EXERCISE AIM
Print word for word the first line of the listing below and every line after it, through the line with "(prot) at ($(tl)!0.668!(tr)$)". Leave out the pictures and the rest.
** start of DATASET EXTRACT **
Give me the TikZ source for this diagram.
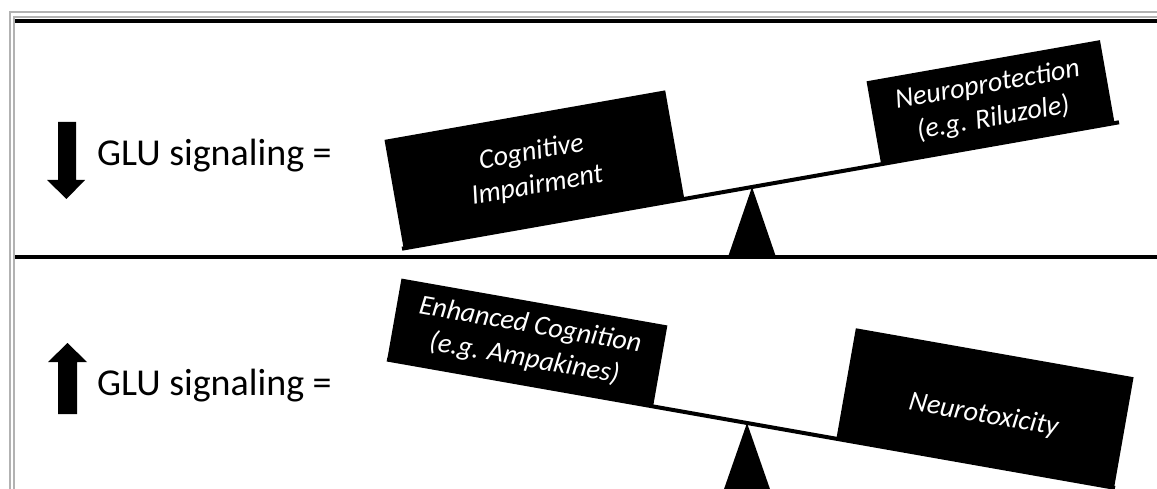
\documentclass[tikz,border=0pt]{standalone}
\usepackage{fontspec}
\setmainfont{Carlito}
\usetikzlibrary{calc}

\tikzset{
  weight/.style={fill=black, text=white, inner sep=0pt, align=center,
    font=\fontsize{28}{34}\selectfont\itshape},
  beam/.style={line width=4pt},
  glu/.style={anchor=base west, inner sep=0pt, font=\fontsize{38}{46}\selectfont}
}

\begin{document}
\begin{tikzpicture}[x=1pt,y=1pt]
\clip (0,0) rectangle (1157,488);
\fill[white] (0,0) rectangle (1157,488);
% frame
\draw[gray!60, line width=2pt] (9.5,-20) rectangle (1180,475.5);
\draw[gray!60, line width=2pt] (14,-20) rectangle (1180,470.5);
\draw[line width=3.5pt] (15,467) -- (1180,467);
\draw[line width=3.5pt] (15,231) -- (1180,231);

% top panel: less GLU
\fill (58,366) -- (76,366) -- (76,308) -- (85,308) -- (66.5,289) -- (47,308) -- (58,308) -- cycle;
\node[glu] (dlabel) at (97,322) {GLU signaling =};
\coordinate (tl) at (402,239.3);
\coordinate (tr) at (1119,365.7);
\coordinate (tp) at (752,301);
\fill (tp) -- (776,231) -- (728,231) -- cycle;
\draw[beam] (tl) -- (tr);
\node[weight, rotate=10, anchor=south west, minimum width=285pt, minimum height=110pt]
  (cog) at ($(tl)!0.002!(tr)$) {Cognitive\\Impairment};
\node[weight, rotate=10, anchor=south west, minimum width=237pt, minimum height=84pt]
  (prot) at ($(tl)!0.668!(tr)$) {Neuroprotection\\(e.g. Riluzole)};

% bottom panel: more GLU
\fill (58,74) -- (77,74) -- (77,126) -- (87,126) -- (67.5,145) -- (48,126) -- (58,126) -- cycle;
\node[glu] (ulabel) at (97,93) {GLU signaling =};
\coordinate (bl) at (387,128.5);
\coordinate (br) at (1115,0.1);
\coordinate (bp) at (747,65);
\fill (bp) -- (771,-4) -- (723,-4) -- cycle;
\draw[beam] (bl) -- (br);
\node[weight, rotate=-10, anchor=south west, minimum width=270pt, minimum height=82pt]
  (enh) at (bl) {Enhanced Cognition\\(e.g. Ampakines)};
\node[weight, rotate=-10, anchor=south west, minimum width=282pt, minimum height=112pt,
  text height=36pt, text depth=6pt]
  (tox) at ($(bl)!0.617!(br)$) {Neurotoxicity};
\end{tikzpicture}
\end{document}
** end of DATASET EXTRACT **
SOLUTION FOR THIS TASK
Give me the TikZ source for this diagram.
\documentclass[tikz,border=0pt]{standalone}
\usepackage{fontspec}
\setmainfont{Carlito}
\usetikzlibrary{calc}

\tikzset{
  weight/.style={fill=black, text=white, inner sep=0pt, align=center,
    font=\fontsize{28}{34}\selectfont\itshape},
  beam/.style={line width=4pt},
  glu/.style={anchor=base west, inner sep=0pt, font=\fontsize{38}{46}\selectfont}
}

\begin{document}
\begin{tikzpicture}[x=1pt,y=1pt]
\clip (0,0) rectangle (1157,488);
\fill[white] (0,0) rectangle (1157,488);
% frame
\draw[gray!60, line width=2pt] (9.5,-20) rectangle (1180,475.5);
\draw[gray!60, line width=2pt] (14,-20) rectangle (1180,470.5);
\draw[line width=3.5pt] (15,467) -- (1180,467);
\draw[line width=3.5pt] (15,231) -- (1180,231);

% top panel: less GLU
\fill (58,366) -- (76,366) -- (76,308) -- (85,308) -- (66.5,289) -- (47,308) -- (58,308) -- cycle;
\node[glu] (dlabel) at (97,322) {GLU signaling =};
\coordinate (tl) at (402,239.3);
\coordinate (tr) at (1119,365.7);
\coordinate (tp) at (752,301);
\fill (tp) -- (776,231) -- (728,231) -- cycle;
\draw[beam] (tl) -- (tr);
\node[weight, rotate=10, anchor=south west, minimum width=285pt, minimum height=110pt]
  (cog) at ($(tl)!0.002!(tr)$) {Cognitive\\Impairment};
\node[weight, rotate=10, anchor=south west, minimum width=237pt, minimum height=84pt]
  (prot) at ($(tl)!0.668!(tr)$) {Neuroprotection\\(e.g. Riluzole)};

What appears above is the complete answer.